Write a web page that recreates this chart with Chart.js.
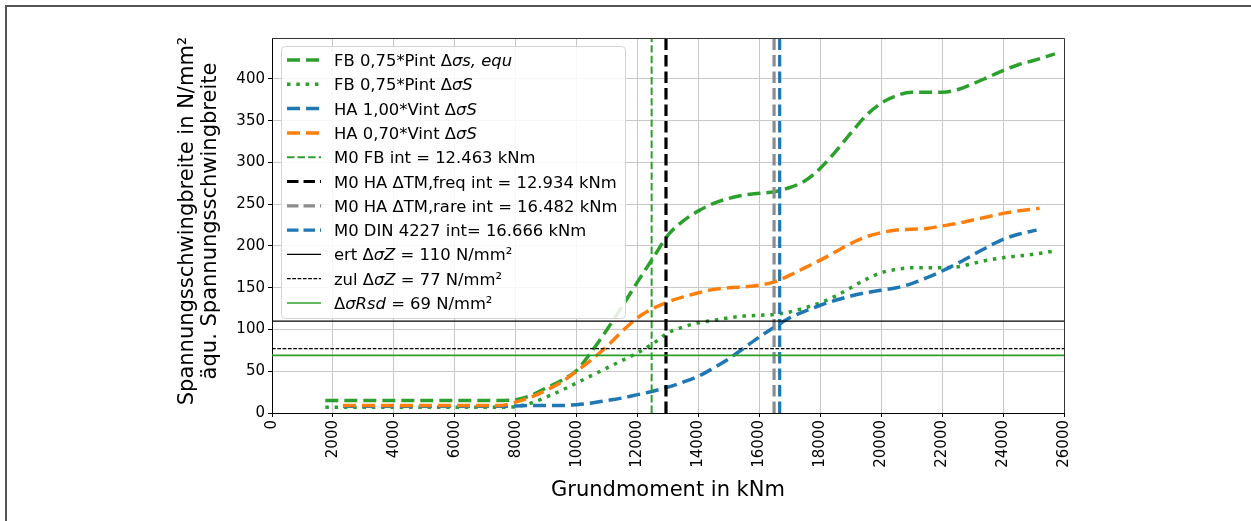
<!DOCTYPE html>
<html>
<head>
<meta charset="utf-8">
<script src="https://cdn.jsdelivr.net/npm/chart.js@4.4.1/dist/chart.umd.min.js"></script>
<style>
  html, body { margin: 0; padding: 0; background: #fff; }
  #wrap { position: relative; width: 1251px; height: 521px; }
</style>
</head>
<body>
<div id="wrap"><canvas id="c" width="1251" height="521"></canvas></div>
<script>
// ---- data -------------------------------------------------------------
// Series labels ({...} marks the italic part of the formula)
const seriesLabels = [
  'FB 0,75*Pint Δ{σs, equ}',
  'FB 0,75*Pint Δ{σS}',
  'HA 1,00*Vint Δ{σS}',
  'HA 0,70*Vint Δ{σS}',
  'M0 FB int = 12.463 kNm',
  'M0 HA ΔTM,freq int = 12.934 kNm',
  'M0 HA ΔTM,rare int = 16.482 kNm',
  'M0 DIN 4227 int= 16.666 kNm',
  'ert Δ{σZ} = 110 N/mm²',
  'zul Δ{σZ} = 77 N/mm²',
  'Δ{σRsd} = 69 N/mm²'
];

// FB 0,75*Pint Δσs,equ
const momentFbEqu = [1750, 3000, 5000, 7000, 7600, 8000, 8500, 9000, 9500, 10000, 10500, 11000, 11500, 12000, 12500, 13000, 13500, 14000, 14500, 15000, 15500, 16000, 16500, 17000, 17500, 18000, 18500, 19000, 19500, 20000, 20500, 21000, 21500, 22000, 22500, 23000, 23500, 24000, 24500, 25000, 25700];
const stressFbEqu = [15, 15, 15, 15, 15, 16, 21, 30, 39, 51, 74, 100, 128, 157, 185, 213, 230, 242, 251, 257, 261, 263, 265, 270, 278, 293, 313, 335, 356, 371, 380, 384, 384, 384, 387, 394, 402, 410, 417, 422, 430];

// FB 0,75*Pint ΔσS
const momentFbS = [1750, 4000, 6000, 7800, 8200, 8600, 9000, 9500, 10000, 10500, 11000, 11500, 12000, 12500, 13000, 13500, 14000, 14500, 15000, 15500, 16000, 16500, 17000, 17500, 18000, 18500, 19000, 19500, 20000, 20500, 21000, 21500, 22000, 22500, 23000, 23500, 24000, 24500, 25000, 25700];
const stressFbS = [7, 7, 7, 7, 9, 13, 19, 27, 36, 45, 54, 63, 72, 83, 96, 103, 108, 111, 114, 116, 117, 118, 121, 126, 132, 140, 150, 160, 168, 172, 174, 174, 174, 175, 179, 183, 186, 188, 190, 194];

// HA 1,00*Vint ΔσS
const momentHa100 = [2330, 5000, 7500, 8500, 9500, 10000, 10500, 11000, 11500, 12000, 12500, 13000, 13500, 14000, 14500, 15000, 15500, 16000, 16500, 17000, 17500, 18000, 18500, 19000, 19500, 20000, 20500, 21000, 21500, 22000, 22500, 23000, 23500, 24000, 24500, 25100];
const stressHa100 = [8, 8, 8, 9, 9, 10, 12, 15, 18, 22, 26, 31, 37, 44, 54, 65, 78, 91, 103, 114, 122, 129, 135, 140, 144, 147, 150, 155, 162, 170, 179, 189, 199, 208, 214, 219];

// HA 0,70*Vint ΔσS
const momentHa070 = [2330, 4000, 6000, 7500, 8000, 8500, 9000, 9500, 10000, 10500, 11000, 11500, 12000, 12500, 13000, 13500, 14000, 14500, 15000, 15500, 16000, 16500, 17000, 17500, 18000, 18500, 19000, 19500, 20000, 20500, 21000, 21500, 22000, 22500, 23000, 23500, 24000, 24500, 25200];
const stressHa070 = [9, 9, 9, 9, 13, 19, 27, 37, 50, 64, 80, 98, 114, 125, 133, 139, 144, 148, 150, 151, 153, 157, 165, 174, 183, 193, 203, 211, 216, 219, 220, 221, 224, 227, 231, 235, 239, 242, 245];

// Characteristic moments M0 (kNm) and stress limits (N/mm²)
const m0Moments = [12463, 12934, 16482, 16666];
const stressLimits = [110, 77, 69];

// Axis ranges and tick labels
const momentRange = [0, 26000];
const stressRange = [0, 449];
const momentTicks = [0, 2000, 4000, 6000, 8000, 10000, 12000, 14000, 16000, 18000, 20000, 22000, 24000, 26000];
const stressTicks = [0, 50, 100, 150, 200, 250, 300, 350, 400];

// ---- styles -----------------------------------------------------------
const GREEN = '#2ca02c', BLUE = '#1f77b4', ORANGE = '#ff7f0e', GREY = '#8c8c8c', BLACK = '#000000';
const curveStyles = [
  { color: GREEN,  width: 3.5, dash: [13, 6] },
  { color: GREEN,  width: 3.5, dash: [3.5, 5.8] },
  { color: BLUE,   width: 3.5, dash: [13, 6] },
  { color: ORANGE, width: 3.5, dash: [13, 6] }
];
const m0Styles = [
  { color: GREEN, width: 2,   dash: [7.4, 3.2] },
  { color: BLACK, width: 3.2, dash: [11.5, 5] },
  { color: GREY,  width: 3.2, dash: [11.5, 5] },
  { color: BLUE,  width: 3.2, dash: [11.5, 5] }
];
const limitStyles = [
  { color: BLACK, width: 1.2, dash: [] },
  { color: BLACK, width: 1.2, dash: [3.7, 1.6] },
  { color: GREEN, width: 1.6, dash: [] }
];

// ---- datasets ---------------------------------------------------------
const plain = s => s.replace(/[{}]/g, '');
const pts = (xs, ys) => xs.map((x, i) => ({ x, y: ys[i] }));

const curveData = [
  pts(momentFbEqu, stressFbEqu),
  pts(momentFbS, stressFbS),
  pts(momentHa100, stressHa100),
  pts(momentHa070, stressHa070)
];

const datasets = [];
curveData.forEach((d, i) => datasets.push({ data: d, style: curveStyles[i], smooth: true }));
m0Moments.forEach((m, i) => datasets.push({
  data: [{ x: m, y: stressRange[0] }, { x: m, y: stressRange[1] }], style: m0Styles[i], smooth: false }));
stressLimits.forEach((s, i) => datasets.push({
  data: [{ x: momentRange[0], y: s }, { x: momentRange[1], y: s }], style: limitStyles[i], smooth: false }));

const chartDatasets = datasets.map((d, i) => ({
  label: plain(seriesLabels[i]),
  richLabel: seriesLabels[i],
  data: d.data,
  borderColor: d.style.color,
  backgroundColor: d.style.color,
  borderWidth: d.style.width,
  borderDash: d.style.dash,
  borderCapStyle: 'butt',
  pointRadius: 0,
  fill: false,
  tension: d.smooth ? 0.4 : 0,
  cubicInterpolationMode: d.smooth ? 'monotone' : 'default',
  order: 100 - i
}));

// ---- drawing helpers --------------------------------------------------
const FONT = '"DejaVu Sans", "Liberation Sans", sans-serif';

function drawRich(ctx, text, x, y, size) {
  const parts = text.split(/(\{[^}]*\})/);
  for (const p of parts) {
    if (!p) continue;
    const it = p.startsWith('{');
    const s = it ? p.slice(1, -1) : p;
    ctx.font = (it ? 'italic ' : '') + size + 'px ' + FONT;
    ctx.fillText(s, x, y);
    x += ctx.measureText(s).width;
  }
}

const decor = {
  id: 'decor',
  afterDraw(chart) {
    const ctx = chart.ctx;
    const a = chart.chartArea;
    ctx.save();

    // top and right spines
    ctx.strokeStyle = '#333';
    ctx.lineWidth = 1;
    ctx.setLineDash([]);
    ctx.beginPath();
    ctx.moveTo(a.left, a.top + 0.5);
    ctx.lineTo(a.right + 0.5, a.top + 0.5);
    ctx.lineTo(a.right + 0.5, a.bottom);
    ctx.stroke();

    // figure frame
    ctx.strokeStyle = '#555';
    ctx.lineWidth = 2;
    ctx.beginPath();
    ctx.moveTo(6, chart.height);
    ctx.lineTo(6, 6);
    ctx.lineTo(chart.width, 6);
    ctx.stroke();

    // legend
    const lx = 281, ly = 46, lw = 344, lh = 272;
    ctx.fillStyle = 'rgba(255,255,255,0.85)';
    ctx.strokeStyle = '#d5d5d5';
    ctx.lineWidth = 1;
    ctx.beginPath();
    ctx.roundRect(lx + 0.5, ly + 0.5, lw, lh, 4);
    ctx.fill();
    ctx.stroke();

    const rowH = 24.3, fs = 16.4;
    chart.data.datasets.forEach((ds, i) => {
      const yy = 60 + rowH * i;
      ctx.strokeStyle = ds.borderColor;
      ctx.lineWidth = ds.borderWidth;
      ctx.setLineDash(ds.borderDash);
      ctx.lineCap = 'butt';
      ctx.beginPath();
      ctx.moveTo(287, yy);
      ctx.lineTo(321, yy);
      ctx.stroke();
      ctx.setLineDash([]);
      ctx.fillStyle = '#000';
      ctx.textBaseline = 'alphabetic';
      ctx.textAlign = 'left';
      drawRich(ctx, ds.richLabel, 334, yy + 6, fs);
    });

    // axis titles
    ctx.fillStyle = '#000';
    ctx.textAlign = 'center';
    ctx.textBaseline = 'middle';
    ctx.font = '21px ' + FONT;
    ctx.fillText('Grundmoment in kNm', (a.left + a.right) / 2, 491);

    ctx.save();
    ctx.translate(188, 221);
    ctx.rotate(-Math.PI / 2);
    ctx.fillText('Spannungsschwingbreite in N/mm²', 0, 0);
    ctx.restore();
    ctx.save();
    ctx.translate(211, 221);
    ctx.rotate(-Math.PI / 2);
    ctx.fillText('äqu. Spannungsschwingbreite', 0, 0);
    ctx.restore();

    ctx.restore();
  }
};

Chart.defaults.font.family = FONT;
Chart.defaults.color = '#000';

new Chart(document.getElementById('c'), {
  type: 'line',
  data: { datasets: chartDatasets },
  plugins: [decor],
  options: {
    responsive: false,
    animation: false,
    devicePixelRatio: 1,
    layout: { padding: { left: 0, top: 38, right: 187, bottom: 0 } },
    plugins: { legend: { display: false }, tooltip: { enabled: false } },
    scales: {
      x: {
        type: 'linear',
        min: momentRange[0],
        max: momentRange[1],
        afterBuildTicks(scale) { scale.ticks = momentTicks.map(v => ({ value: v })); },
        ticks: { maxRotation: 90, minRotation: 90, font: { size: 15 }, color: '#000', padding: 3, autoSkip: false,
                 callback: v => String(v) },
        grid: { color: '#c8c8c8', lineWidth: 1, tickLength: 4, tickColor: '#000' },
        border: { color: '#000', width: 1 },
        afterFit(scale) { scale.height = 108; }
      },
      y: {
        type: 'linear',
        min: stressRange[0],
        max: stressRange[1],
        afterBuildTicks(scale) { scale.ticks = stressTicks.map(v => ({ value: v })); },
        ticks: { font: { size: 15 }, color: '#000', padding: 3, callback: v => String(v) },
        grid: { color: '#c8c8c8', lineWidth: 1, tickLength: 4, tickColor: '#000' },
        border: { color: '#000', width: 1 },
        afterFit(scale) { scale.width = 272; }
      }
    }
  }
});
</script>
</body>
</html>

** OBJECTIVE **
Everything from the first line of the listing above through the line that contains "417, 422, 430];" is to be restated word for word, minus the pictures.

** RESPONSE TO THIS TASK **
Write a web page that recreates this chart with Chart.js.
<!DOCTYPE html>
<html>
<head>
<meta charset="utf-8">
<script src="https://cdn.jsdelivr.net/npm/chart.js@4.4.1/dist/chart.umd.min.js"></script>
<style>
  html, body { margin: 0; padding: 0; background: #fff; }
  #wrap { position: relative; width: 1251px; height: 521px; }
</style>
</head>
<body>
<div id="wrap"><canvas id="c" width="1251" height="521"></canvas></div>
<script>
// ---- data -------------------------------------------------------------
// Series labels ({...} marks the italic part of the formula)
const seriesLabels = [
  'FB 0,75*Pint Δ{σs, equ}',
  'FB 0,75*Pint Δ{σS}',
  'HA 1,00*Vint Δ{σS}',
  'HA 0,70*Vint Δ{σS}',
  'M0 FB int = 12.463 kNm',
  'M0 HA ΔTM,freq int = 12.934 kNm',
  'M0 HA ΔTM,rare int = 16.482 kNm',
  'M0 DIN 4227 int= 16.666 kNm',
  'ert Δ{σZ} = 110 N/mm²',
  'zul Δ{σZ} = 77 N/mm²',
  'Δ{σRsd} = 69 N/mm²'
];

// FB 0,75*Pint Δσs,equ
const momentFbEqu = [1750, 3000, 5000, 7000, 7600, 8000, 8500, 9000, 9500, 10000, 10500, 11000, 11500, 12000, 12500, 13000, 13500, 14000, 14500, 15000, 15500, 16000, 16500, 17000, 17500, 18000, 18500, 19000, 19500, 20000, 20500, 21000, 21500, 22000, 22500, 23000, 23500, 24000, 24500, 25000, 25700];
const stressFbEqu = [15, 15, 15, 15, 15, 16, 21, 30, 39, 51, 74, 100, 128, 157, 185, 213, 230, 242, 251, 257, 261, 263, 265, 270, 278, 293, 313, 335, 356, 371, 380, 384, 384, 384, 387, 394, 402, 410, 417, 422, 430];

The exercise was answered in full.